Will you cause a patient's death? Maybe. You'll almost certainly miss something or make the wrong decision in a life-or-death situation, and it might accelerate the patient's death or fail to slow it down. You will not always have time to sit down and plan things out in a neat and organized fashion, and some split-second decisions will be wrong (or at least sub-optimal).
Yeah, it wasn't really accurate. The patient in question actually had a central line that was not pulled correctly, and he did get an air embolus as a result of the nurse's mistake.
(As an aside, the patient in question was the son of a former SDN moderator: http://studentdoctor.net/the-blake-e-fought-memorial-scholarship/)
along these same lines, did you see the thread about the doctor who was found 60% liable for the cop who died of a heart condition during a 3-way with a hooker? "Failed to properly diagnose the heart condition". This is somewhat what i was getting at earlier. It is unreasonable to expect us to catch 100% of everything 100% of the time. So I think it is ridiculous to also hold us liable if a condition goes undetected. By odds alone we are inevitably playing a game of russian rouletteI think that all the time.
The number of deaths is not at all the most relevant measurement. What would be really useful is the number of years of quality life lost, and in how many patients. When an 89-year old fractures their hip, has emergency surgery, then has an MI, then spends two weeks in the ICU, and acquires a UTI, becomes septic and dies, then I don't really consider that the same as "Oops, we gave your otherwise healthy child 100,000 units of heparin instead of a 10 unit flush, and she just had a fatal head bleed."
For one, the elderly patient in such a scenario would have died without our help, so there's a difference in "We tried dozens of interventions that weren't working, and then one came with a fatal complication" versus "Oops, sorry about that!

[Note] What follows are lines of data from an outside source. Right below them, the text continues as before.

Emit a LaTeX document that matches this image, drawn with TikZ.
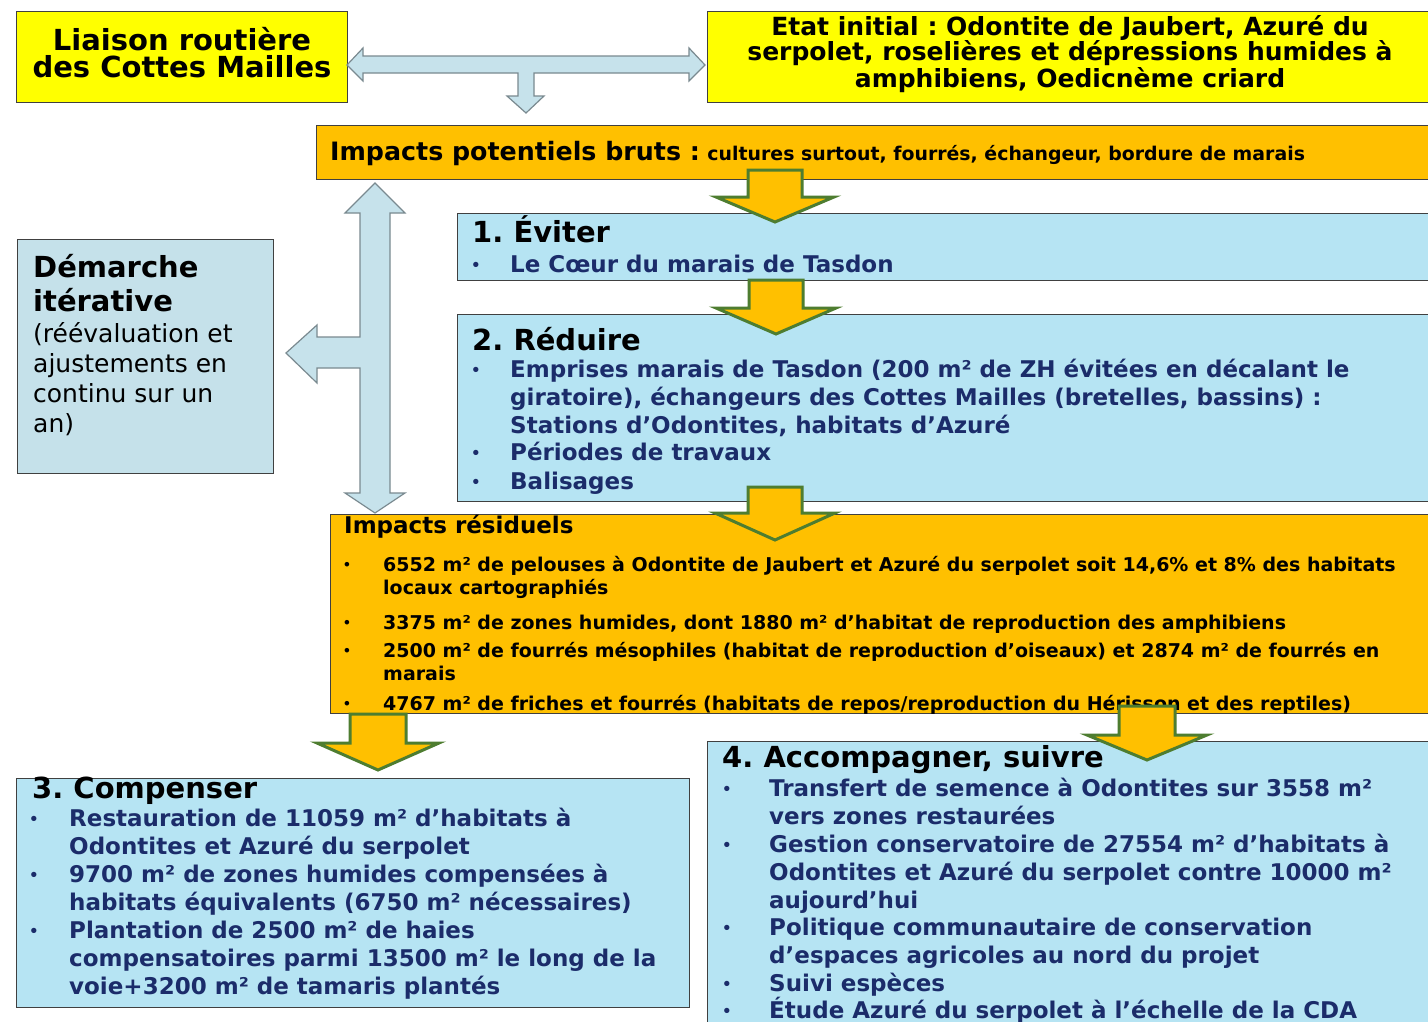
\documentclass[tikz,border=0pt]{standalone}
\usepackage{fontspec}
\setmainfont{DejaVu Sans}
\frenchspacing
\definecolor{yel}{HTML}{FFFF00}
\definecolor{org}{HTML}{FFC000}
\definecolor{bbox}{HTML}{B6E4F3}
\definecolor{dbox}{HTML}{C5E1EA}
\definecolor{abl}{HTML}{C6E2EB}
\definecolor{aedge}{HTML}{7A8A90}
\definecolor{navy}{HTML}{1B2C6A}
\definecolor{grn}{HTML}{4E7D30}
\definecolor{bgray}{HTML}{404040}
\newcommand\fatdown[6]{%
  \draw[grnarrow] (#1-#3,#2) -- (#1+#3,#2) -- (#1+#3,#5) -- (#1+#4,#5) -- (#1,#6) -- (#1-#4,#5) -- (#1-#3,#5) -- cycle;}
\begin{document}
\frenchspacing
\begin{tikzpicture}[x=1pt,y=-1pt,
  box/.style={draw=bgray, line width=1.4pt, inner sep=0pt, anchor=north west},
  txt/.style={inner sep=0pt, anchor=base west, align=left},
  ctr/.style={inner sep=0pt, anchor=base, align=center},
  bul/.style={inner sep=0pt, anchor=base, yshift=2pt},
  ttl/.style={font=\fontsize{29}{29}\selectfont\bfseries\frenchspacing, text=black},
  nv/.style={font=\fontsize{23}{28}\selectfont\bfseries\frenchspacing, text=navy},
  nvb/.style={font=\fontsize{15}{15}\selectfont\bfseries, text=navy},
  rs/.style={font=\fontsize{19}{23}\selectfont\bfseries\frenchspacing, text=black},
  rsb/.style={font=\fontsize{13}{13}\selectfont\bfseries, text=black},
  grnarrow/.style={draw=grn, fill=org, line width=3pt, line join=miter},
  bluearrow/.style={draw=aedge, fill=abl, line width=1.2pt, line join=miter}]
\useasboundingbox (0,0) rectangle (1428,1021);
\fill[white] (0,0) rectangle (1428,1021);

% boxes
\node[box, fill=yel, minimum width=331pt, minimum height=91pt] (A) at (16,11) {};
\node[box, fill=yel, minimum width=740pt, minimum height=91pt] (B) at (707,11) {};
\node[box, fill=org, minimum width=1130pt, minimum height=54pt] (C) at (316,125) {};
\node[box, fill=bbox, minimum width=990pt, minimum height=67pt] (E1) at (457,213) {};
\node[box, fill=bbox, minimum width=990pt, minimum height=187pt] (E2) at (457,314) {};
\node[box, fill=dbox, minimum width=256pt, minimum height=234pt] (D) at (17,239) {};
\node[box, fill=org, minimum width=1120pt, minimum height=199pt] (R) at (330,514) {};
\node[box, fill=bbox, minimum width=673pt, minimum height=229pt] (E3) at (16,778) {};
\node[box, fill=bbox, minimum width=740pt, minimum height=300pt] (E4) at (707,741) {};

% texts box A, B, C  (base anchor = baseline of the last line)
\node[ctr, font=\fontsize{29}{27.5}\selectfont\bfseries] (tA) at (182,77.5) {Liaison routière\\des Cottes Mailles};
\node[ctr, font=\fontsize{25}{25}\selectfont\bfseries\frenchspacing] (tB) at (1070,87) {Etat initial : Odontite de Jaubert, Azuré du\\serpolet, roselières et dépressions humides à\\amphibiens, Oedicnème criard};
\node[txt, font=\bfseries] (tC) at (330,160) {{\fontsize{25.3}{25}\selectfont Impacts potentiels bruts :}\hspace{4pt} {\fontsize{18.9}{20}\selectfont cultures surtout, fourrés, échangeur, bordure de marais}};

% Demarche
\node[txt, font=\fontsize{29}{34}\selectfont\bfseries] (tD1) at (33,311) {Démarche\\itérative};
\node[txt, font=\fontsize{25}{29.7}\selectfont] (tD2) at (33,432) {(réévaluation et\\ajustements en\\continu sur un\\an)};

% Eviter
\node[txt, ttl] (t1) at (472,242) {1. Éviter};
\node[bul, nvb] (b11) at (476,272) {•};
\node[txt, nv] (t11) at (510,272) {Le Cœur du marais de Tasdon};

% Reduire
\node[txt, ttl] (t2) at (472,350) {2. Réduire};
\node[bul, nvb] (b21) at (476,377) {•};
\node[txt, nv] (t21) at (510,433) {Emprises marais de Tasdon (200 m² de ZH évitées en décalant le\\giratoire), échangeurs des Cottes Mailles (bretelles, bassins) :\\Stations d’Odontites, habitats d’Azuré};
\node[bul, nvb] (b22) at (476,460) {•};
\node[txt, nv] (t22) at (510,460) {Périodes de travaux};
\node[bul, nvb] (b23) at (476,489) {•};
\node[txt, nv] (t23) at (510,489) {Balisages};

% Residuels
\node[txt, font=\fontsize{23}{23}\selectfont\bfseries] (tR) at (344,533) {Impacts résiduels};
\node[bul, rsb] (bR1) at (347,571) {•};
\node[txt, rs] (tR1) at (383,594) {6552 m² de pelouses à Odontite de Jaubert et Azuré du serpolet soit 14,6\% et 8\% des habitats\\locaux cartographiés};
\node[bul, rsb] (bR2) at (347,629) {•};
\node[txt, rs] (tR2) at (383,629) {3375 m² de zones humides, dont 1880 m² d’habitat de reproduction des amphibiens};
\node[bul, rsb] (bR3) at (347,657) {•};
\node[txt, rs] (tR3) at (383,680) {2500 m² de fourrés mésophiles (habitat de reproduction d’oiseaux) et 2874 m² de fourrés en\\marais};
\node[bul, rsb] (bR4) at (347,710) {•};
\node[txt, rs] (tR4) at (383,710) {4767 m² de friches et fourrés (habitats de repos/reproduction du Hérisson et des reptiles)};

% Compenser
\node[txt, ttl] (t3) at (32,798) {3. Compenser};
\node[bul, nvb] (b31) at (34,826) {•};
\node[txt, nv] (t31) at (69,854) {Restauration de 11059 m² d’habitats à\\Odontites et Azuré du serpolet};
\node[bul, nvb] (b32) at (34,882) {•};
\node[txt, nv] (t32) at (69,910) {9700 m² de zones humides compensées à\\habitats équivalents (6750 m² nécessaires)};
\node[bul, nvb] (b33) at (34,938) {•};
\node[txt, nv] (t33) at (69,994) {Plantation de 2500 m² de haies\\compensatoires parmi 13500 m² le long de la\\voie+3200 m² de tamaris plantés};

% Accompagner
\node[txt, ttl] (t4) at (722,767) {4. Accompagner, suivre};
\node[bul, nvb] (b41) at (727,796) {•};
\node[txt, nv] (t41) at (769,824) {Transfert de semence à Odontites sur 3558 m²\\vers zones restaurées};
\node[bul, nvb] (b42) at (727,852) {•};
\node[txt, nv] (t42) at (769,908) {Gestion conservatoire de 27554 m² d’habitats à\\Odontites et Azuré du serpolet contre 10000 m²\\aujourd’hui};
\node[bul, nvb] (b43) at (727,935) {•};
\node[txt, nv] (t43) at (769,963) {Politique communautaire de conservation\\d’espaces agricoles au nord du projet};
\node[bul, nvb] (b44) at (727,991) {•};
\node[txt, nv] (t44) at (769,991) {Suivi espèces};
\node[bul, nvb] (b45) at (727,1018) {•};
\node[txt, nv] (t45) at (769,1018) {Étude Azuré du serpolet à l’échelle de la CDA};

% blue arrows
\draw[bluearrow] (347,65) -- (363,48) -- (363,56) -- (689,56) -- (689,48) -- (705,65) -- (689,81) -- (689,73) -- (534,73) -- (534,96) -- (544,96) -- (526,113) -- (507,96) -- (518,96) -- (518,73) -- (363,73) -- (363,81) -- cycle;
\draw[bluearrow] (375,183) -- (405,213) -- (390,213) -- (390,493) -- (405,493) -- (375,513) -- (345,493) -- (360,493) -- (360,368) -- (317,368) -- (317,383) -- (286,353) -- (317,325) -- (317,337) -- (360,337) -- (360,213) -- (345,213) -- cycle;

% green arrows
\fatdown{775}{170}{27}{59}{197}{222}
\fatdown{776}{280}{27}{60}{308}{334}
\fatdown{775}{487}{27}{60}{513}{540}
\fatdown{378}{714}{28}{61}{743}{770}
\fatdown{1147}{706}{28}{60}{735}{760}
\end{tikzpicture}
\end{document}
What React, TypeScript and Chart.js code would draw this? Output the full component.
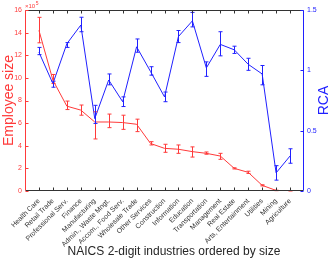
import React, { useEffect, useRef } from "react";
import { Chart, registerables } from "chart.js";

Chart.register(...registerables);

const categories = [
  "Health Care", "Retail Trade", "Professional Serv.", "Finance", "Manufacturing",
  "Admin., Waste Mngt.", "Accom., Food Serv.", "Wholesale Trade", "Other Services",
  "Construction", "Information", "Education", "Transportation", "Management",
  "Real Estate", "Arts, Entertainment", "Utilities", "Mining", "Agriculture",
];

// Employee size (x10^5)
const empSize = [14.2, 9.8, 7.5, 7.15, 6.1, 6.1, 6.05, 5.9, 4.2, 3.77, 3.69, 3.48, 3.33, 3.09, 2.0, 1.65, 0.5, 0.05, 0.02];
const empLow = [13.1, 9.5, 7.2, 6.7, 4.6, 5.6, 5.45, 5.25, 4.07, 3.42, 3.33, 3.0, 3.25, 2.8, 1.95, 1.55, 0.45, 0.03, 0.01];
const empHigh = [15.35, 10.3, 7.95, 7.6, 7.0, 6.8, 6.7, 6.35, 4.36, 4.13, 4.07, 3.9, 3.45, 3.33, 2.05, 1.75, 0.55, 0.07, 0.03];

// RCA
const rca = [1.15, 0.89, 1.22, 1.375, 0.6, 0.92, 0.74, 1.195, 0.99, 0.78, 1.28, 1.41, 1.02, 1.215, 1.17, 1.05, 0.97, 0.15, 0.29];
const rcaLow = [1.13, 0.86, 1.19, 1.32, 0.56, 0.88, 0.7, 1.15, 0.96, 0.74, 1.23, 1.36, 0.95, 1.12, 1.14, 1.0, 0.88, 0.09, 0.23];
const rcaHigh = [1.19, 0.91, 1.23, 1.44, 0.71, 0.97, 0.78, 1.26, 1.03, 0.82, 1.33, 1.48, 1.07, 1.32, 1.2, 1.1, 1.04, 0.21, 0.35];

const leftTicks = [0, 2, 4, 6, 8, 10, 12, 14, 16];
const rightTicks = [0, 0.5, 1, 1.5];

const RED = "#ff3a3a";
const BLUE = "#2020ff";
const AXIS = "#333333";
const FONT = "'Liberation Sans', Arial, sans-serif";

export default function App() {
  const ref = useRef<HTMLCanvasElement>(null);
  useEffect(() => {
    document.body.style.margin = "0";
    const errPlugin = {
      id: "extras",
      afterDatasetsDraw(chart: any) {
        const ctx = chart.ctx;
        const x = chart.scales.x;
        const yl = chart.scales.y;
        const yr = chart.scales.y1;
        ctx.save();
        ctx.lineWidth = 1;
        const drawErr = (lo: number[], hi: number[], sc: any, col: string) => {
          ctx.strokeStyle = col;
          lo.forEach((l, i) => {
            const px = Math.round(x.getPixelForValue(i + 1)) + 0.5;
            const a = sc.getPixelForValue(l);
            const b = sc.getPixelForValue(hi[i]);
            ctx.beginPath();
            ctx.moveTo(px, a); ctx.lineTo(px, b);
            ctx.moveTo(px - 2, a); ctx.lineTo(px + 2, a);
            ctx.moveTo(px - 2, b); ctx.lineTo(px + 2, b);
            ctx.stroke();
          });
        };
        drawErr(empLow, empHigh, yl, RED);
        drawErr(rcaLow, rcaHigh, yr, BLUE);
        ctx.restore();
      },
      afterDraw(chart: any) {
        const ctx = chart.ctx;
        const x = chart.scales.x;
        const yl = chart.scales.y;
        const yr = chart.scales.y1;
        const ca = chart.chartArea;
        ctx.save();
        ctx.lineWidth = 1;
        const L = Math.round(ca.left) + 0.5;
        const R = Math.round(ca.right) - 0.5;
        const T = Math.round(ca.top) + 0.5;
        const B = Math.round(ca.bottom) - 0.5;
        ctx.strokeStyle = AXIS;
        ctx.beginPath();
        ctx.moveTo(L, T); ctx.lineTo(R, T);
        ctx.moveTo(L, B); ctx.lineTo(R, B);
        categories.forEach((_, i) => {
          const px = Math.round(x.getPixelForValue(i + 1)) + 0.5;
          ctx.moveTo(px, T); ctx.lineTo(px, T + 3);
          ctx.moveTo(px, B); ctx.lineTo(px, B - 3);
        });
        ctx.stroke();
        ctx.strokeStyle = RED;
        ctx.beginPath();
        ctx.moveTo(L, T); ctx.lineTo(L, B);
        leftTicks.forEach((v) => {
          const py = Math.round(yl.getPixelForValue(v)) + 0.5;
          ctx.moveTo(L, py); ctx.lineTo(L + 3, py);
        });
        ctx.stroke();
        ctx.strokeStyle = BLUE;
        ctx.beginPath();
        ctx.moveTo(R, T); ctx.lineTo(R, B);
        rightTicks.forEach((v) => {
          const py = Math.round(yr.getPixelForValue(v)) + 0.5;
          ctx.moveTo(R, py); ctx.lineTo(R - 3, py);
        });
        ctx.stroke();
        ctx.fillStyle = RED;
        ctx.font = `6px ${FONT}`;
        ctx.textBaseline = "alphabetic";
        ctx.textAlign = "left";
        ctx.fillText("\u00d710", ca.left, ca.top - 2);
        const w = ctx.measureText("\u00d710").width;
        ctx.font = `5px ${FONT}`;
        ctx.fillText("5", ca.left + w + 0.5, ca.top - 5);
        ctx.font = `14px ${FONT}`;
        ctx.textAlign = "center";
        ctx.textBaseline = "middle";
        ctx.save();
        ctx.translate(9, (ca.top + ca.bottom) / 2);
        ctx.rotate(-Math.PI / 2);
        ctx.fillStyle = RED;
        ctx.fillText("Employee size", 0, 0);
        ctx.restore();
        ctx.save();
        ctx.translate(324, (ca.top + ca.bottom) / 2);
        ctx.rotate(-Math.PI / 2);
        ctx.fillStyle = BLUE;
        ctx.fillText("RCA", 0, 0);
        ctx.restore();
        ctx.fillStyle = "#262626";
        ctx.font = `12px ${FONT}`;
        ctx.fillText("NAICS 2-digit industries ordered by size", 174, 252);
        ctx.restore();
      },
    };

    const chart = new Chart(ref.current!, {
      type: "line",
      data: {
        datasets: [
          {
            label: "Employee size",
            data: empSize.map((v, i) => ({ x: i + 1, y: v })),
            borderColor: RED,
            borderWidth: 1,
            pointRadius: 0,
            yAxisID: "y",
            tension: 0,
          },
          {
            label: "RCA",
            data: rca.map((v, i) => ({ x: i + 1, y: v })),
            borderColor: BLUE,
            borderWidth: 1,
            pointRadius: 0,
            yAxisID: "y1",
            tension: 0,
          },
        ],
      },
      options: {
        animation: false,
        responsive: false,
        maintainAspectRatio: false,
        layout: { padding: { top: 10, left: 0, right: 0, bottom: 0 } },
        plugins: { legend: { display: false }, tooltip: { enabled: false } },
        scales: {
          x: {
            type: "linear",
            min: 0,
            max: 20,
            afterBuildTicks: (s: any) => {
              s.ticks = categories.map((_, i) => ({ value: i + 1 }));
            },
            afterFit: (s: any) => { s.height = 72; },
            grid: { display: false, drawTicks: false },
            border: { display: false },
            ticks: {
              autoSkip: false,
              minRotation: 45,
              maxRotation: 45,
              padding: 6,
              color: "#333",
              font: { size: 7, family: FONT },
              callback: (v: any) => categories[Number(v) - 1] ?? "",
            },
          },
          y: {
            position: "left",
            min: 0,
            max: 16,
            afterBuildTicks: (s: any) => { s.ticks = leftTicks.map((v) => ({ value: v })); },
            afterFit: (s: any) => { s.width = 25; },
            grid: { display: false, drawTicks: false },
            border: { display: false },
            ticks: { padding: 3, color: RED, font: { size: 7, family: FONT } },
          },
          y1: {
            position: "right",
            min: 0,
            max: 1.5,
            afterBuildTicks: (s: any) => { s.ticks = rightTicks.map((v) => ({ value: v })); },
            afterFit: (s: any) => { s.width = 28; },
            grid: { display: false, drawTicks: false },
            border: { display: false },
            ticks: { padding: 3, color: BLUE, font: { size: 7, family: FONT }, callback: (v: any) => String(v) },
          },
        },
      },
      plugins: [errPlugin],
    } as any);
    return () => chart.destroy();
  }, []);
  return (
    <div style={{ width: 332, height: 263, background: "#fff" }}>
      <canvas ref={ref} width={332} height={263} style={{ display: "block", width: 332, height: 263 }} />
    </div>
  );
}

Cut off the wrong leg!"
They were talking about all medical errors, not just those by physicians. I would consider it an error on the part of both the doctors and nurses to lose track of a severely senile patient and not notice for days. They have a responsibility to care for patients who are totally dependent on others, like children and the elderly. That includes looking for them when they inexplicably go missing and can't take care of themselves.
along these same lines, did you see the thread about the doctor who was found 60% liable for the cop who died of a heart condition during a 3-way with a hooker? "Failed to properly diagnose the heart condition". This is somewhat what i was getting at earlier. It is unreasonable to expect us to catch 100% of everything 100% of the time. So I think it is ridiculous to also hold us liable if a condition goes undetected. By odds alone we are inevitably playing a game of russian roulette
You should look into the background of the doctor's plan a little more...I guess the cardiologist scheduled the guy to have a stress test the next day he saw the pt but the pt wanted to put it off for a week SO he could enjoy his time. Also, I think I remember seeing something about the doctor providing instructions to "avoid strenuous activity" but was dinged for not being specific. All in all, a pretty ridiculous case and I don't think there was any failure of planning or diagnosing on the doctor's part. He just got bent over by the system.
right
I didnt know all the ins and outs of that case, but I was saying that this case was ridiculous. My post was more on the double standards that patients hold.